**Directions for this task**
From the first line of the listing below, retype each line up to and including the one with "import matplotlib.transforms as mtransforms"; pictures stay out.

* BEGIN Task data *

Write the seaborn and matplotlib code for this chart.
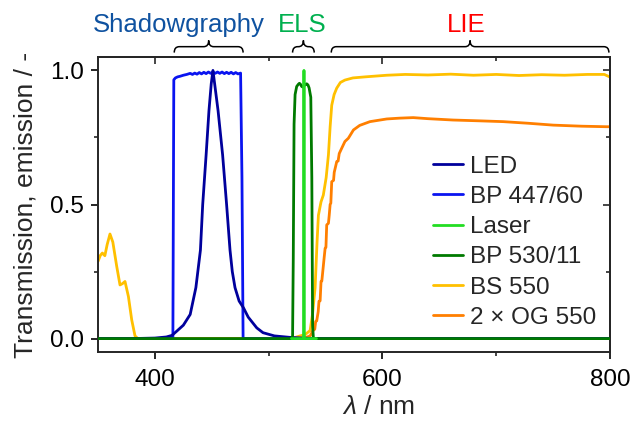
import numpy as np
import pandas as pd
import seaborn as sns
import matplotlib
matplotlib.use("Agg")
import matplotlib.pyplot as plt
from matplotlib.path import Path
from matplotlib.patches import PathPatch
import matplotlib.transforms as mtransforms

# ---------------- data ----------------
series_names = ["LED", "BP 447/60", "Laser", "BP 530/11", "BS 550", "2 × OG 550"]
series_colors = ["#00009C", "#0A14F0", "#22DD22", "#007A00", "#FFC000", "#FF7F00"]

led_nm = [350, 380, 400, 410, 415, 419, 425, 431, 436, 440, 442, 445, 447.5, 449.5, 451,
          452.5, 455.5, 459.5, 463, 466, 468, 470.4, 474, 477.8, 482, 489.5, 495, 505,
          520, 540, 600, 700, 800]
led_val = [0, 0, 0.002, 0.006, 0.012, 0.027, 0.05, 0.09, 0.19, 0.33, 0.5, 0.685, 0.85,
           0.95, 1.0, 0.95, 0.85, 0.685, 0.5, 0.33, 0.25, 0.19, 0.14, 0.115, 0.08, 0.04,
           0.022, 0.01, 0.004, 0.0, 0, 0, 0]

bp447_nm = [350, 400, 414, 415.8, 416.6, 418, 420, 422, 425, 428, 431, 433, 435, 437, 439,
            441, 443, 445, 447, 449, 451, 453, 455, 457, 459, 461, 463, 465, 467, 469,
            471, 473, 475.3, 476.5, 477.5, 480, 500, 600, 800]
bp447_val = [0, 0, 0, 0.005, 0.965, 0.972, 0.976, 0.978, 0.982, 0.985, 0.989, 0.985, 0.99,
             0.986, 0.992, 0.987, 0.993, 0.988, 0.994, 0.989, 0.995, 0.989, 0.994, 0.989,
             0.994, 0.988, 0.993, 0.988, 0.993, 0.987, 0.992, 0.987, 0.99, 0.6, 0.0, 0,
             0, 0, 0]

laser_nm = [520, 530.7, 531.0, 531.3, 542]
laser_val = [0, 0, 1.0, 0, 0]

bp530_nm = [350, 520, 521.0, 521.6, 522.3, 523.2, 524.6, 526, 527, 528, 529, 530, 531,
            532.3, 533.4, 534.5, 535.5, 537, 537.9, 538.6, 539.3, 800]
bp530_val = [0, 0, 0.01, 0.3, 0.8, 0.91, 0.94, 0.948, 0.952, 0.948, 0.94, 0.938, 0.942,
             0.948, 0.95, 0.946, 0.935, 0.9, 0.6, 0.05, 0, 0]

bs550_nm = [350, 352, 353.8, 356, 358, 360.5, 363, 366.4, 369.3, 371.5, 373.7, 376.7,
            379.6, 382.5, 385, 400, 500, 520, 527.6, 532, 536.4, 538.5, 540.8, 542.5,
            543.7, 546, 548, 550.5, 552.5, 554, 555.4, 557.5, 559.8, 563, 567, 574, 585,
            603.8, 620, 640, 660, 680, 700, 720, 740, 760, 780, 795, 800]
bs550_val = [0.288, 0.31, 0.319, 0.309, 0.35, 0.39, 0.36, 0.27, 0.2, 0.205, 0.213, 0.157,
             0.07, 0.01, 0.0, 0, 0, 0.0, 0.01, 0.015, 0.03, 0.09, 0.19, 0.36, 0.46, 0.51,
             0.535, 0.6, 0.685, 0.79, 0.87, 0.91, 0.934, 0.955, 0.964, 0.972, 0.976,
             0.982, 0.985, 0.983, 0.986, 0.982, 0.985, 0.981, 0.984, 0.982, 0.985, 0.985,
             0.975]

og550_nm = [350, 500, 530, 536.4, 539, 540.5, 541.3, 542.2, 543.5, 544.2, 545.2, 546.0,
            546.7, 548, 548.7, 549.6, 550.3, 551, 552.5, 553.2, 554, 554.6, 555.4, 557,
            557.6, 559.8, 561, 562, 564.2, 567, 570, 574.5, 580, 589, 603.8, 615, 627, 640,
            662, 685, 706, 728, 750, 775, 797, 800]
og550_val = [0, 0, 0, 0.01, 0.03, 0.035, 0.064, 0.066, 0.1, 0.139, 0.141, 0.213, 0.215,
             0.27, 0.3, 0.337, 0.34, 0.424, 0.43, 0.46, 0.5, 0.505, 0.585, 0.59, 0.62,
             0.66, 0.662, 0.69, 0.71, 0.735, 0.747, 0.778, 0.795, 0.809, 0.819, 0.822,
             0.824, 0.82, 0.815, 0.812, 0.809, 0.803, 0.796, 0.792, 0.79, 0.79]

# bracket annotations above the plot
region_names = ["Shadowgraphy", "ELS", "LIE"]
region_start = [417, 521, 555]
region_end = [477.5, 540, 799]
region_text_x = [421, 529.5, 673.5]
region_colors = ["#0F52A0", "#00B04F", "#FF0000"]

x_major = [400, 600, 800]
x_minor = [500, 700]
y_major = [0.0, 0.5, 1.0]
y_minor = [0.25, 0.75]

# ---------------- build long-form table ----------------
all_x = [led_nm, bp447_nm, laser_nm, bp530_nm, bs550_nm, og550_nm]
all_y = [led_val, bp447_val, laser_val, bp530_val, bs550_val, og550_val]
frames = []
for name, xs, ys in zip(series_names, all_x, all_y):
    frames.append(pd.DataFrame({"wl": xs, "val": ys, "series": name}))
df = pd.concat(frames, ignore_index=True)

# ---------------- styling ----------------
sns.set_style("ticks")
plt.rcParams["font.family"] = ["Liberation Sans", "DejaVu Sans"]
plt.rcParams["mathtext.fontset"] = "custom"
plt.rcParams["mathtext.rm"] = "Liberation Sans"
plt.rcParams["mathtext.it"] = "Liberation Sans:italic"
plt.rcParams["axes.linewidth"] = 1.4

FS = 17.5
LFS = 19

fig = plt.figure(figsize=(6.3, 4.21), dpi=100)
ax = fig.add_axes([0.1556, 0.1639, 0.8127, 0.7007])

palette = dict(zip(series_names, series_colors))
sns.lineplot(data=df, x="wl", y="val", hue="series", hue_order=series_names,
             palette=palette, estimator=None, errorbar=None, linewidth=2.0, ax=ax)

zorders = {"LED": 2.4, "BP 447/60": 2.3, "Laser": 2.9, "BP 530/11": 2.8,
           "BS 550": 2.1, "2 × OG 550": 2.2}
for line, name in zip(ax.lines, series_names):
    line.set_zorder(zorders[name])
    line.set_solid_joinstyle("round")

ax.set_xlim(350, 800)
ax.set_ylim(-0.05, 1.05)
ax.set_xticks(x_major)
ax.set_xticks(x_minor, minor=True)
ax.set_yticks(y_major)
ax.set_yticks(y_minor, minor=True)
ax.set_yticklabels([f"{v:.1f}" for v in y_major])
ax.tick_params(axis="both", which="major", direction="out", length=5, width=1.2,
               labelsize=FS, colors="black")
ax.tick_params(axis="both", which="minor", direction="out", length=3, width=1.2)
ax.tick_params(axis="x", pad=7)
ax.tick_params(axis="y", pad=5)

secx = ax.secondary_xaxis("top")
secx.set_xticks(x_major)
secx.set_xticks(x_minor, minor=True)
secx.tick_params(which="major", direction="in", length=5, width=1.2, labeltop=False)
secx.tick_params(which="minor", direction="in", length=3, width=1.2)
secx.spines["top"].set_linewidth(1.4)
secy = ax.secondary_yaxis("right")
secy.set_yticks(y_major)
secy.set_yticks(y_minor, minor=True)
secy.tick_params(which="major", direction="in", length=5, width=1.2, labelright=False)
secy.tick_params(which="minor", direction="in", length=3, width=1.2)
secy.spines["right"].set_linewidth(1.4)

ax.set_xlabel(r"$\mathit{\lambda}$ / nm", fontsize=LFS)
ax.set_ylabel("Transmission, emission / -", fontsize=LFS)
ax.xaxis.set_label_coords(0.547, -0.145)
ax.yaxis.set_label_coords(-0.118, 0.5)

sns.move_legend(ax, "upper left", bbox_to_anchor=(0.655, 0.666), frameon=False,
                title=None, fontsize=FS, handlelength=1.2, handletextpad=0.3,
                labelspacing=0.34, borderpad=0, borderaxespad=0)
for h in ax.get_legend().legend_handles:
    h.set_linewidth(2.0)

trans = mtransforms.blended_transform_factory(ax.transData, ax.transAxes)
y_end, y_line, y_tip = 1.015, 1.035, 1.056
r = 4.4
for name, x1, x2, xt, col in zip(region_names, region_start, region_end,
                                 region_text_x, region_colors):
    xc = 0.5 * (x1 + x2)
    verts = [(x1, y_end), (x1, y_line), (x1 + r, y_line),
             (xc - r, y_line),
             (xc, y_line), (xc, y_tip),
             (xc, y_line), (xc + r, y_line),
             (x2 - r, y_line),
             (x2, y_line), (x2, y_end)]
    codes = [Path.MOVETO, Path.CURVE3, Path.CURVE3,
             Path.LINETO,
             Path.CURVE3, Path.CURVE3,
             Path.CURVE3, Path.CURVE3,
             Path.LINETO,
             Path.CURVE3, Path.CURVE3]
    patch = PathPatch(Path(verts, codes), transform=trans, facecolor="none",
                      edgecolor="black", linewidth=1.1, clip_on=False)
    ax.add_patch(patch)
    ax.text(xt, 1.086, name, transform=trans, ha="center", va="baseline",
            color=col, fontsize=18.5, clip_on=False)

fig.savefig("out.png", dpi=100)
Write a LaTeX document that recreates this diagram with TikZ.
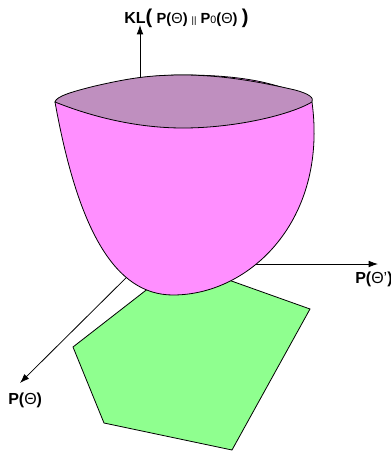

* END Task data *

**Exercise answer**
Write the seaborn and matplotlib code for this chart.
import numpy as np
import pandas as pd
import seaborn as sns
import matplotlib
matplotlib.use("Agg")
import matplotlib.pyplot as plt
from matplotlib.path import Path
from matplotlib.patches import PathPatch
import matplotlib.transforms as mtransforms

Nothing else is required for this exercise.